Data block:
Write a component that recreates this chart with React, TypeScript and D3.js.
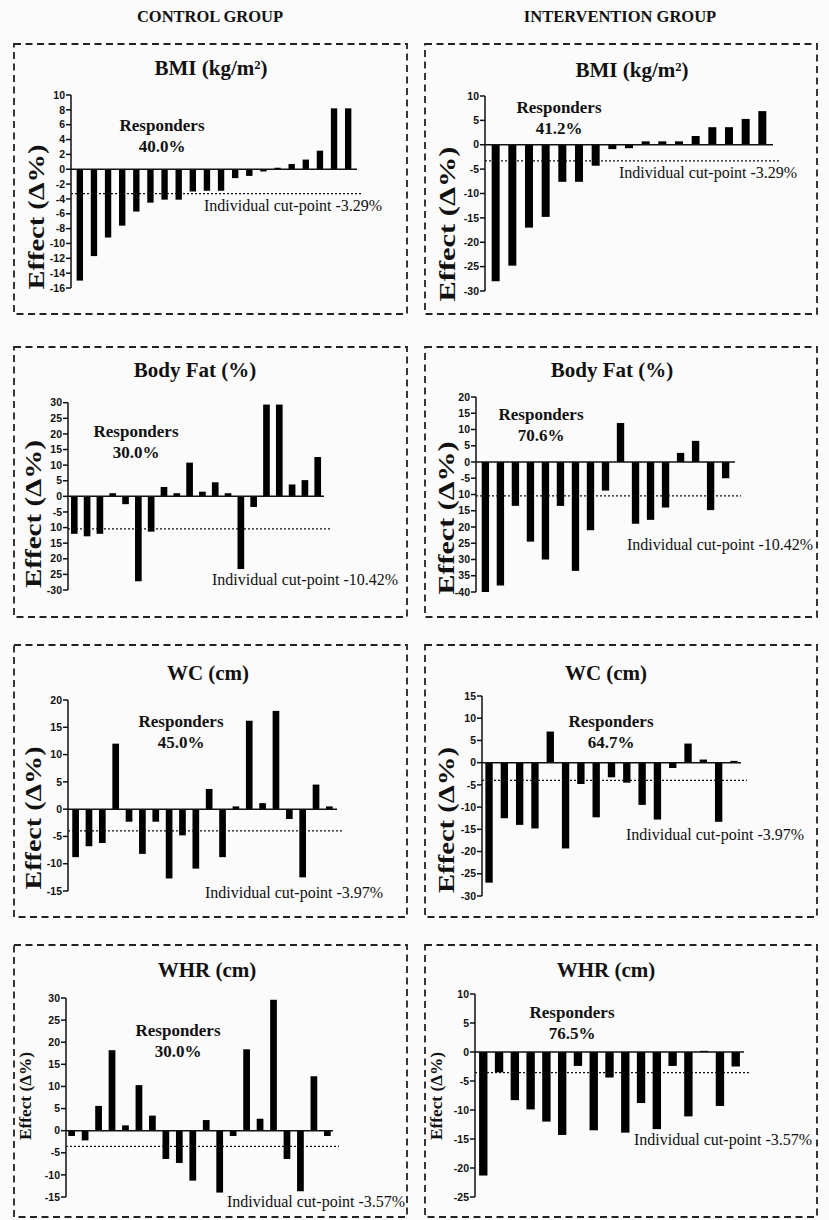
import * as d3 from 'd3';

// Header labels
const groupHeaders = ['CONTROL GROUP', 'INTERVENTION GROUP'];

// Per-subject effect values (Δ%)
const bmiControl = [-15, -11.7, -9.2, -7.6, -5.7, -4.5, -4.1, -4.1, -3.0, -2.9, -2.9, -1.2, -0.9, -0.3, 0.2, 0.7, 1.3, 2.5, 8.2, 8.2];
const bmiIntervention = [-28, -24.8, -17, -14.8, -7.6, -7.6, -4.3, -0.9, -0.7, 0.7, 0.7, 0.7, 1.8, 3.6, 3.6, 5.3, 6.9];
const fatControl = [-12, -12.8, -12, 1, -2.5, -27.2, -11.3, 3, 1, 10.8, 1.5, 4.5, 1, -23.3, -3.4, 29.4, 29.4, 3.8, 5.2, 12.6];
const fatIntervention = [-40, -38, -13.5, -24.5, -30, -13.5, -33.5, -21, -8.8, 12, -19, -17.8, -14, 2.8, 6.5, -14.8, -5];
const wcControl = [-8.8, -6.8, -6.2, 12, -2.3, -8.2, -2.3, -12.7, -4.8, -10.9, 3.7, -8.8, 0.5, 16.2, 1.1, 18, -1.8, -12.5, 4.5, 0.5];
const wcIntervention = [-27, -12.5, -14, -14.8, 7, -19.3, -4.8, -12.3, -3.3, -4.5, -9.5, -12.8, -1.2, 4.3, 0.7, -13.3, 0.4];
const whrControl = [-1.2, -2.2, 5.6, 18.2, 1.2, 10.3, 3.4, -6.4, -7.3, -11.3, 2.4, -14, -1.2, 18.4, 2.7, 29.6, -6.4, -13.7, 12.3, -1.2];
const whrIntervention = [-21.3, -3.5, -8.3, -9.9, -12, -14.3, -2.4, -13.5, -4.4, -13.9, -8.8, -13.3, -2.4, -11.1, 0.2, -9.3, -2.5];

// Titles, responder rates, cut-points
const titles = ['BMI (kg/m²)', 'Body Fat (%)', 'WC (cm)', 'WHR (cm)'];
const respondersControl = ['40.0%', '30.0%', '45.0%', '30.0%'];
const respondersIntervention = ['41.2%', '70.6%', '64.7%', '76.5%'];
const cutPoints = [-3.29, -10.42, -3.97, -3.57];

// Tick values and labels (labels copied as printed, some minus signs are missing in the original)
const ticksBmiC = d3.range(10, -17, -2);
const ticksBmiI = d3.range(10, -31, -5);
const ticksFatC = d3.range(30, -31, -5);
const ticksFatI = d3.range(20, -41, -5);
const ticksWcC = d3.range(20, -16, -5);
const ticksWcI = d3.range(15, -31, -5);
const ticksWhrC = d3.range(30, -16, -5);
const ticksWhrI = d3.range(10, -26, -5);
const fatControlTickLabels = ['30', '25', '20', '15', '10', '5', '0', '-5', '10', '15', '20', '25', '-30'];
const fatInterventionTickLabels = ['20', '15', '10', '5', '0', '-5', '10', '15', '20', '25', '30', '35', '-40'];

type Panel = {
  values: number[];
  ticks: number[];
  tickLabels?: string[];
  title: string;
  responders: string;
  cut: number;
  // layout
  box: [number, number, number, number];
  axisX: number;
  lineEnd: number;
  yTop: number;
  yBottom: number;
  outer: number;
  inner: number;
  titleX: number;
  titleY: number;
  respX: number;
  respY: number;
  cutX: number;
  cutY: number;
  labelX: number;
  labelY: number;
  labelLen: number;
  labelSize: number;
};

const colC: [number, number] = [14, 407];
const colI: [number, number] = [425, 817];

const panels: Panel[] = [
  {
    values: bmiControl, ticks: ticksBmiC, title: titles[0], responders: respondersControl[0], cut: cutPoints[0],
    box: [colC[0], 44, colC[1], 314], axisX: 71, lineEnd: 357, yTop: 95, yBottom: 288, outer: 0.4, inner: 0.55,
    titleX: 211, titleY: 75, respX: 162, respY: 131, cutX: 204, cutY: 211,
    labelX: 36, labelY: 217, labelLen: 145, labelSize: 23,
  },
  {
    values: bmiIntervention, ticks: ticksBmiI, title: titles[0], responders: respondersIntervention[0], cut: cutPoints[0],
    box: [colI[0], 44, colI[1], 314], axisX: 485, lineEnd: 773, yTop: 96, yBottom: 291, outer: 0.4, inner: 0.52,
    titleX: 632, titleY: 77, respX: 559, respY: 113, cutX: 619, cutY: 178,
    labelX: 447, labelY: 224, labelLen: 155, labelSize: 23,
  },
  {
    values: fatControl, ticks: ticksFatC, tickLabels: fatControlTickLabels, title: titles[1], responders: respondersControl[1], cut: cutPoints[1],
    box: [colC[0], 347, colC[1], 617], axisX: 68, lineEnd: 324, yTop: 402.7, yBottom: 590, outer: 0.23, inner: 0.48,
    titleX: 195, titleY: 377, respX: 136, respY: 437, cutX: 212, cutY: 585,
    labelX: 33, labelY: 514, labelLen: 148, labelSize: 23,
  },
  {
    values: fatIntervention, ticks: ticksFatI, tickLabels: fatInterventionTickLabels, title: titles[1], responders: respondersIntervention[1], cut: cutPoints[1],
    box: [colI[0], 347, colI[1], 617], axisX: 476, lineEnd: 735, yTop: 397, yBottom: 592, outer: 0.38, inner: 0.51,
    titleX: 612, titleY: 377, respX: 541, respY: 420, cutX: 627, cutY: 550,
    labelX: 446, labelY: 518, labelLen: 153, labelSize: 23,
  },
  {
    values: wcControl, ticks: ticksWcC, title: titles[2], responders: respondersControl[2], cut: cutPoints[2],
    box: [colC[0], 645, colC[1], 917], axisX: 68, lineEnd: 337, yTop: 700, yBottom: 891, outer: 0.32, inner: 0.5,
    titleX: 208, titleY: 680, respX: 181, respY: 727, cutX: 205, cutY: 898,
    labelX: 33, labelY: 818, labelLen: 143, labelSize: 23,
  },
  {
    values: wcIntervention, ticks: ticksWcI, title: titles[2], responders: respondersIntervention[2], cut: cutPoints[2],
    box: [colI[0], 645, colI[1], 917], axisX: 482, lineEnd: 741, yTop: 696, yBottom: 896, outer: 0.22, inner: 0.52,
    titleX: 606, titleY: 680, respX: 611, respY: 727, cutX: 626, cutY: 840,
    labelX: 446, labelY: 820, labelLen: 146, labelSize: 23,
  },
  {
    values: whrControl, ticks: ticksWhrC, title: titles[3], responders: respondersControl[3], cut: cutPoints[3],
    box: [colC[0], 945, colC[1], 1217], axisX: 66, lineEnd: 333, yTop: 998, yBottom: 1197, outer: 0.17, inner: 0.5,
    titleX: 207, titleY: 977, respX: 178, respY: 1036, cutX: 227, cutY: 1207,
    labelX: 25, labelY: 1096, labelLen: 88, labelSize: 16,
  },
  {
    values: whrIntervention, ticks: ticksWhrI, title: titles[3], responders: respondersIntervention[3], cut: cutPoints[3],
    box: [colI[0], 945, colI[1], 1217], axisX: 475, lineEnd: 744, yTop: 994, yBottom: 1197, outer: 0.26, inner: 0.47,
    titleX: 606, titleY: 977, respX: 572, respY: 1018, cutX: 634, cutY: 1145,
    labelX: 436, labelY: 1096, labelLen: 88, labelSize: 16,
  },
];

const serif = '"Liberation Serif", "Times New Roman", serif';
const sans = '"Liberation Sans", Arial, sans-serif';

const BarPanel = ({ p }: { p: Panel }) => {
  const [t0, t1] = [p.ticks[0], p.ticks[p.ticks.length - 1]];
  const y = d3.scaleLinear().domain([t1, t0]).range([p.yBottom, p.yTop]);
  const x = d3
    .scaleBand<number>()
    .domain(d3.range(p.values.length))
    .range([p.axisX, p.lineEnd])
    .paddingInner(p.inner)
    .paddingOuter(p.outer);
  const [bx0, by0, bx1, by1] = p.box;

  return (
    <g>
      <rect
        x={bx0}
        y={by0}
        width={bx1 - bx0}
        height={by1 - by0}
        fill='none'
        stroke='#222'
        strokeWidth={1.8}
        strokeDasharray='7,4.5'
      />
      <text x={p.titleX} y={p.titleY} textAnchor='middle' fontFamily={serif} fontWeight='bold' fontSize={21} fill='#111'>
        {p.title}
      </text>

      {/* bars */}
      {p.values.map((v, i) => (
        <rect
          key={i}
          x={x(i)}
          width={x.bandwidth()}
          y={y(Math.max(0, v))}
          height={Math.abs(y(v) - y(0))}
          fill='#000'
        />
      ))}

      {/* zero line */}
      <line x1={p.axisX} x2={p.lineEnd} y1={y(0)} y2={y(0)} stroke='#111' strokeWidth={1.5} />

      {/* y axis */}
      <line x1={p.axisX} x2={p.axisX} y1={y(t0)} y2={y(t1)} stroke='#111' strokeWidth={1.5} />
      {p.ticks.map((t, i) => (
        <g key={t}>
          <line x1={p.axisX - 5} x2={p.axisX} y1={y(t)} y2={y(t)} stroke='#111' strokeWidth={1.5} />
          <text
            x={p.axisX - 6}
            y={y(t)}
            dy='0.35em'
            textAnchor='end'
            fontFamily={sans}
            fontWeight='bold'
            fontSize={10.5}
            fill='#111'
          >
            {p.tickLabels ? p.tickLabels[i] : String(t)}
          </text>
        </g>
      ))}

      {/* individual cut-point */}
      <line
        x1={p.axisX}
        x2={p.lineEnd + 6}
        y1={y(p.cut)}
        y2={y(p.cut)}
        stroke='#111'
        strokeWidth={1.3}
        strokeDasharray='2,2'
      />
      <text x={p.cutX} y={p.cutY} fontFamily={serif} fontSize={16} fill='#111'>
        {`Individual cut-point ${p.cut.toFixed(2)}%`}
      </text>

      {/* responders */}
      <text x={p.respX} y={p.respY} textAnchor='middle' fontFamily={serif} fontWeight='bold' fontSize={17} fill='#111'>
        Responders
      </text>
      <text x={p.respX} y={p.respY + 21} textAnchor='middle' fontFamily={serif} fontWeight='bold' fontSize={17} fill='#111'>
        {p.responders}
      </text>

      {/* y label */}
      <text
        transform={`translate(${p.labelX},${p.labelY}) rotate(-90)`}
        textAnchor='middle'
        dy='0.35em'
        fontFamily={serif}
        fontWeight='bold'
        fontSize={p.labelSize}
        textLength={p.labelLen}
        lengthAdjust='spacingAndGlyphs'
        fill='#111'
      >
        Effect (Δ%)
      </text>
    </g>
  );
};

const App = () => {
  return (
    <svg
      width={829}
      height={1220}
      style={{ position: 'absolute', left: 0, top: 0, background: '#fbfbfb' }}
    >
      <text x={210} y={22} textAnchor='middle' fontFamily={serif} fontWeight='bold' fontSize={16.5} fill='#111'>
        {groupHeaders[0]}
      </text>
      <text x={620} y={22} textAnchor='middle' fontFamily={serif} fontWeight='bold' fontSize={16.5} fill='#111'>
        {groupHeaders[1]}
      </text>
      {panels.map((p, i) => (
        <BarPanel key={i} p={p} />
      ))}
    </svg>
  );
};

export default App;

Requirement: Leave the pictures out and reproduce exactly the lines from the top of the listing above through the line with "const groupHeaders = ['CONTROL".

Task response:
Write a component that recreates this chart with React, TypeScript and D3.js.
import * as d3 from 'd3';

// Header labels
const groupHeaders = ['CONTROL GROUP', 'INTERVENTION GROUP'];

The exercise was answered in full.